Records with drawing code
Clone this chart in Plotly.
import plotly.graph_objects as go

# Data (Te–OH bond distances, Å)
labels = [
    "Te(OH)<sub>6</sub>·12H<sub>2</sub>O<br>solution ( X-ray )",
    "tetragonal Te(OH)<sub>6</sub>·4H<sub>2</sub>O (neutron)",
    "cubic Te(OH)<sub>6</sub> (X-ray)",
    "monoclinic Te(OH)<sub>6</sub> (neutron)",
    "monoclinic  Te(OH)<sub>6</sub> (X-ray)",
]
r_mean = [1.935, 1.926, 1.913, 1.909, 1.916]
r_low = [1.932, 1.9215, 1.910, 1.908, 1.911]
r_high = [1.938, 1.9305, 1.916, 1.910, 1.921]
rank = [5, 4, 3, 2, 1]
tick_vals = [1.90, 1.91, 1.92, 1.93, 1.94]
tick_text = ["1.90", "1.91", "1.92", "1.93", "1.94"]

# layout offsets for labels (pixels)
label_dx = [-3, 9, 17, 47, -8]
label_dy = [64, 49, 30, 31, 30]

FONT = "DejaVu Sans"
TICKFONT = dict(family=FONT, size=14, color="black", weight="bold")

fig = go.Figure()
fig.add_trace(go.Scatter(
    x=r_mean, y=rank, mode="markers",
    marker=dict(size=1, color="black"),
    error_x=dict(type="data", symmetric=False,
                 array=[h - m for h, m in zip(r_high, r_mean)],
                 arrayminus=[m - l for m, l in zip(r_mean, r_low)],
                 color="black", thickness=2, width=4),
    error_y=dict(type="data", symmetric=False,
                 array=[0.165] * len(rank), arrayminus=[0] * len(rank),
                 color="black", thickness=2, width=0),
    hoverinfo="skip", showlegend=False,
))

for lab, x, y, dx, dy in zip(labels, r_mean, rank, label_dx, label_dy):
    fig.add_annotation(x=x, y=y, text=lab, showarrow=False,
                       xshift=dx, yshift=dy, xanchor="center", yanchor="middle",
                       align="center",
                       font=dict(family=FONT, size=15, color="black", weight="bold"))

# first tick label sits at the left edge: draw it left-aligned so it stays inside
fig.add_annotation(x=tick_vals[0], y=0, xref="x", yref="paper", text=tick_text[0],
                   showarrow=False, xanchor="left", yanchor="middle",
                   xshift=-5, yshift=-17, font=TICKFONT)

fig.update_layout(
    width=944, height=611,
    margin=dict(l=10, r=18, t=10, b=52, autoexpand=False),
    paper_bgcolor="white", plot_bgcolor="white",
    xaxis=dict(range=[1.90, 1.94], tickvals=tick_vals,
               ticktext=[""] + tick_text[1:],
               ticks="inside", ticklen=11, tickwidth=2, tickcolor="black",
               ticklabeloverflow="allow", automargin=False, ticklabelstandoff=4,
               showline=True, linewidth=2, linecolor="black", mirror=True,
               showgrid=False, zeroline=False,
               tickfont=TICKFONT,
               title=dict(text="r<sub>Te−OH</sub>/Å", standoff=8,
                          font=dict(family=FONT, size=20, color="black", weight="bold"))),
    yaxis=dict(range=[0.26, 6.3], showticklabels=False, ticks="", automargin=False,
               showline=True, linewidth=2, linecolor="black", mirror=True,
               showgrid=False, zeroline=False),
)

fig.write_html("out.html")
...
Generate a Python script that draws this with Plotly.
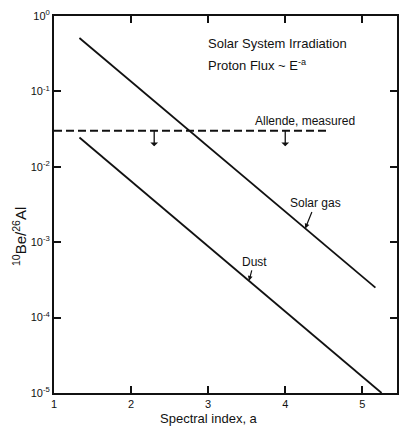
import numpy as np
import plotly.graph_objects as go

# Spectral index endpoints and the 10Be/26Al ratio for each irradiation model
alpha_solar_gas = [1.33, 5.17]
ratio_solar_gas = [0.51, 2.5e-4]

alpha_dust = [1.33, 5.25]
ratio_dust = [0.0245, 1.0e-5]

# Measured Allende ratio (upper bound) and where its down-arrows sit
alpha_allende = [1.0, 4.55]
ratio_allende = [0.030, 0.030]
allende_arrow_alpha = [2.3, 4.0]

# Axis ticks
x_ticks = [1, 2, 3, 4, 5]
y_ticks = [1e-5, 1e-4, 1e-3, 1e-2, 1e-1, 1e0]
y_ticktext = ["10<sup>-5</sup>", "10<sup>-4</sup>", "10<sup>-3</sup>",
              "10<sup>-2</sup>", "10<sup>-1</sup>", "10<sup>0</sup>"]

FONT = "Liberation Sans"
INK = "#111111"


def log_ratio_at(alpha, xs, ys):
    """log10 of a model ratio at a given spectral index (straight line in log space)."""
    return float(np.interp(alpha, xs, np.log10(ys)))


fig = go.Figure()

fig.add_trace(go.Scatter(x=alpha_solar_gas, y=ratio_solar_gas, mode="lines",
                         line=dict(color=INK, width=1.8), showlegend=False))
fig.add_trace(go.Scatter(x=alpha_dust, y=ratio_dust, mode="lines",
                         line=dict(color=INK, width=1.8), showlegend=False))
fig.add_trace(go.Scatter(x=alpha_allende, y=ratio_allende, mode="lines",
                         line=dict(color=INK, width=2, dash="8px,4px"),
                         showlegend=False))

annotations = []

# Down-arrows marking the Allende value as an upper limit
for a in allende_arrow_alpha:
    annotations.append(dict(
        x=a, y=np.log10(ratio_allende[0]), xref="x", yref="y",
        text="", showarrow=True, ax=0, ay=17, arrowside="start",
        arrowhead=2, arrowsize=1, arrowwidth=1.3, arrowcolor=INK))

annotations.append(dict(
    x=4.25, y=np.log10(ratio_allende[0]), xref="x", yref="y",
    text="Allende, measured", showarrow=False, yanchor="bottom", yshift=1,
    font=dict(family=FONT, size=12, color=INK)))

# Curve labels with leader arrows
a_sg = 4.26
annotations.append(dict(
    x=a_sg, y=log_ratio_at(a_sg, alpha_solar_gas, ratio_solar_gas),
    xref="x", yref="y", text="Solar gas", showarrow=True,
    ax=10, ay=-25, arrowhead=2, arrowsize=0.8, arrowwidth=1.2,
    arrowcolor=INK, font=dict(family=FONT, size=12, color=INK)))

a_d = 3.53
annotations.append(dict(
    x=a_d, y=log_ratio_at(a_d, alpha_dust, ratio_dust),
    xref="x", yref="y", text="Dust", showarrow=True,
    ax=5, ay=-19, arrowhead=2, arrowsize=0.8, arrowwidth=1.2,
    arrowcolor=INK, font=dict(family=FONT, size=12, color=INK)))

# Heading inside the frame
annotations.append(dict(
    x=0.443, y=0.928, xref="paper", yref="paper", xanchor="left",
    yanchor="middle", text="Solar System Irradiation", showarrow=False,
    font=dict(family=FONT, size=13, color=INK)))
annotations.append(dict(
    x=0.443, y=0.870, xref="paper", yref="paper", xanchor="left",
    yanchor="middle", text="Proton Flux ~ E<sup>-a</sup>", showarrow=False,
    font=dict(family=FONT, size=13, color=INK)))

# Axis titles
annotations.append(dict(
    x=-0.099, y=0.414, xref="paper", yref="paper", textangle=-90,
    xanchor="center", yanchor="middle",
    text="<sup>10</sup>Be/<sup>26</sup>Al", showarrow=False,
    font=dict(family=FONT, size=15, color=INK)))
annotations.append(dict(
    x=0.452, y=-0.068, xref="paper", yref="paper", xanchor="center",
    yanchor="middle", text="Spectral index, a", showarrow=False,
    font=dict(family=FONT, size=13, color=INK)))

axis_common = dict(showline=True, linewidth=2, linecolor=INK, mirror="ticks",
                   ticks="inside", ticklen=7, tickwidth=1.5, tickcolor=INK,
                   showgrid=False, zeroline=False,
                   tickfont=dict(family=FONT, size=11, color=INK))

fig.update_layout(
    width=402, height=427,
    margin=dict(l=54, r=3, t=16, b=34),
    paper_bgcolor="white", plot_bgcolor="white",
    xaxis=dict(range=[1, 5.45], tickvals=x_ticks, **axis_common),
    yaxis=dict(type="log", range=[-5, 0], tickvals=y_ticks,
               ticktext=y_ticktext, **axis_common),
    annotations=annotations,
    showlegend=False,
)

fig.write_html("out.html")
* * *
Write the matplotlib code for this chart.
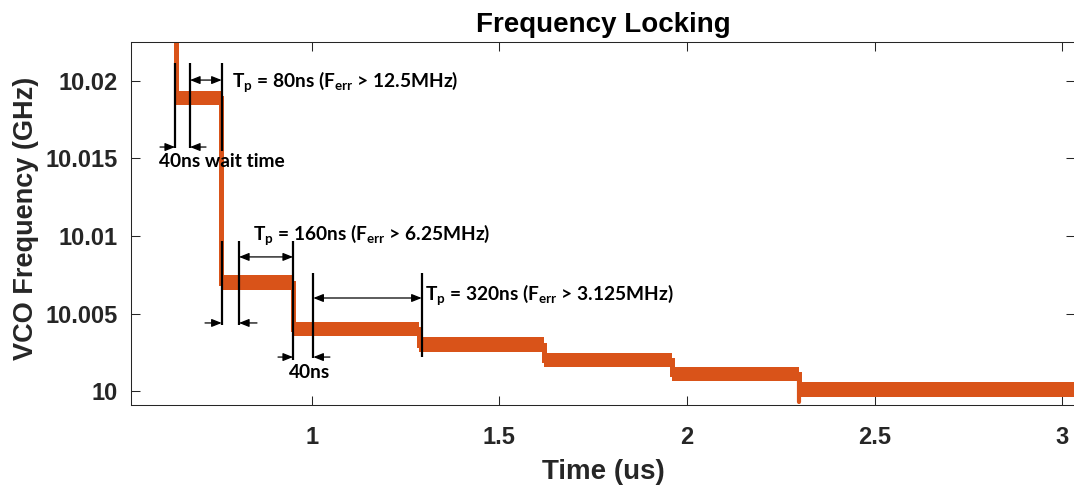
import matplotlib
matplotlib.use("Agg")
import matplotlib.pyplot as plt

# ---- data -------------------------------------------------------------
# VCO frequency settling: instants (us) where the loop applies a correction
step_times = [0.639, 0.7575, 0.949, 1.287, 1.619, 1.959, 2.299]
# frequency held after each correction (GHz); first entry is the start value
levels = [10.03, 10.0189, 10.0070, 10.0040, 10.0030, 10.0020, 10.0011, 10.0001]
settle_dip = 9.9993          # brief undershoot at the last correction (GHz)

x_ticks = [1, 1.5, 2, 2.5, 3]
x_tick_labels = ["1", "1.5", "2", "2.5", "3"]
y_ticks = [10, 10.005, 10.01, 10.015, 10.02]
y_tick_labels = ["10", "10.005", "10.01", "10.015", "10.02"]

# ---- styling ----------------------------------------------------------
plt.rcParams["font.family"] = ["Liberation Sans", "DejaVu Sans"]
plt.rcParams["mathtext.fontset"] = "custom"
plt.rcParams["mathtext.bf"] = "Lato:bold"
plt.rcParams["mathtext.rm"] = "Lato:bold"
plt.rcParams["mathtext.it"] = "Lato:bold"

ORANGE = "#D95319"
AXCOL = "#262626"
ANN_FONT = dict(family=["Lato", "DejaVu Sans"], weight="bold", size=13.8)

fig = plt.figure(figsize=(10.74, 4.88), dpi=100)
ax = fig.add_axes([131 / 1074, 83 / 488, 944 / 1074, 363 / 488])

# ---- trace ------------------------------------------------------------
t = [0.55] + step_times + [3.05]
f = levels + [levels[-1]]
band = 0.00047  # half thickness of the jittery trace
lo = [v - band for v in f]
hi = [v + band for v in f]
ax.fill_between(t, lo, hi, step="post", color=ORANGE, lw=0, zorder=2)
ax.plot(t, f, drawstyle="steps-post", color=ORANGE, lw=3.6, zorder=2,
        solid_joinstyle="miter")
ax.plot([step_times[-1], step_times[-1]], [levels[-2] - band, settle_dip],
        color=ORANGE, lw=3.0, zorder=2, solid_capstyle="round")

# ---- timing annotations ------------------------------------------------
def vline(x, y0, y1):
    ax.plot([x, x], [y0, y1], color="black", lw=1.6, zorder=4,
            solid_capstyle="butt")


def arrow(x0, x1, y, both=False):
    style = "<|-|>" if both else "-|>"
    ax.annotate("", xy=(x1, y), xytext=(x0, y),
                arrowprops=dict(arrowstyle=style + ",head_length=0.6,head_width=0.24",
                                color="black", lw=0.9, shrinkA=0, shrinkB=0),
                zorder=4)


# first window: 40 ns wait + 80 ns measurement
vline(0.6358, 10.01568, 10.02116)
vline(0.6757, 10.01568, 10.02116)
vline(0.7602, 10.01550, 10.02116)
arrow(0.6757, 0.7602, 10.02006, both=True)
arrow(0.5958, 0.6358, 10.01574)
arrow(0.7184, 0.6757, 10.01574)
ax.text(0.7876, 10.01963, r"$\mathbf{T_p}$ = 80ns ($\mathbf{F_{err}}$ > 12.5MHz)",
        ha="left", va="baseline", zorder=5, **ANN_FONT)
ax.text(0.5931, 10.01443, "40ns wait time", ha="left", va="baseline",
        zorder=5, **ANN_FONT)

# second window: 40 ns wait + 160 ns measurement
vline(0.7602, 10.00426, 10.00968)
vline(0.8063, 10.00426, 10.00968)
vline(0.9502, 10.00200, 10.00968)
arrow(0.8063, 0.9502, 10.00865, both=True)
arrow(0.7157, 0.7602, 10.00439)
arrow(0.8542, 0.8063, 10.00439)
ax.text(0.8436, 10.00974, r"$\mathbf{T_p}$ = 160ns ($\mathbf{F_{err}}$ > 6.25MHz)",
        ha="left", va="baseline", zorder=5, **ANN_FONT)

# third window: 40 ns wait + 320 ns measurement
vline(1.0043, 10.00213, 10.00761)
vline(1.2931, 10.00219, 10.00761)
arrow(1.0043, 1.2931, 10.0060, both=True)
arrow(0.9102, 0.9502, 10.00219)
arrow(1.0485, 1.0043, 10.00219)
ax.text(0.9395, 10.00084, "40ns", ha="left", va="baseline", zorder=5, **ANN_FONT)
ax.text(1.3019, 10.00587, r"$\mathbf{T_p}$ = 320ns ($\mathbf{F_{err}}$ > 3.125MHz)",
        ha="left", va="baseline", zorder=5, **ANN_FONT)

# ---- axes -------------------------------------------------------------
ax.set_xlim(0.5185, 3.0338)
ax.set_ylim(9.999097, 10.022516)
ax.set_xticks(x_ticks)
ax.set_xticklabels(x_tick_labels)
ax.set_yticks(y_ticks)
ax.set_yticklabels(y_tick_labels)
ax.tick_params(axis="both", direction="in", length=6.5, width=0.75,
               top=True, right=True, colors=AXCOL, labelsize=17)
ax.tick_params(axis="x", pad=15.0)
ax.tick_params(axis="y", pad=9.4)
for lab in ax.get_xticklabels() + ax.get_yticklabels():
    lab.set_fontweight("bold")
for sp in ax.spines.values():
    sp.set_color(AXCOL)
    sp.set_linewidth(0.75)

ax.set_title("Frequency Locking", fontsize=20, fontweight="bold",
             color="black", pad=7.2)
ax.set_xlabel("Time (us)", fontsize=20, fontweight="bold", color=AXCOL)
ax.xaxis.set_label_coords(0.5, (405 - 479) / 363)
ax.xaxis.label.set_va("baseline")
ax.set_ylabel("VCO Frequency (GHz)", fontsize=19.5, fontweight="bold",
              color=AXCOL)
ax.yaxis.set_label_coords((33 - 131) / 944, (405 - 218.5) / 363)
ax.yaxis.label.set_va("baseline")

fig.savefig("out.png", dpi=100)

> [Written request] Exclude any pictures, and restate word for word the lines from the one containing "Write the matplotlib code for this chart." through the one containing "settle_dip = 9.9993", both included.

> [Full answer]
Write the matplotlib code for this chart.
import matplotlib
matplotlib.use("Agg")
import matplotlib.pyplot as plt

# ---- data -------------------------------------------------------------
# VCO frequency settling: instants (us) where the loop applies a correction
step_times = [0.639, 0.7575, 0.949, 1.287, 1.619, 1.959, 2.299]
# frequency held after each correction (GHz); first entry is the start value
levels = [10.03, 10.0189, 10.0070, 10.0040, 10.0030, 10.0020, 10.0011, 10.0001]
settle_dip = 9.9993          # brief undershoot at the last correction (GHz)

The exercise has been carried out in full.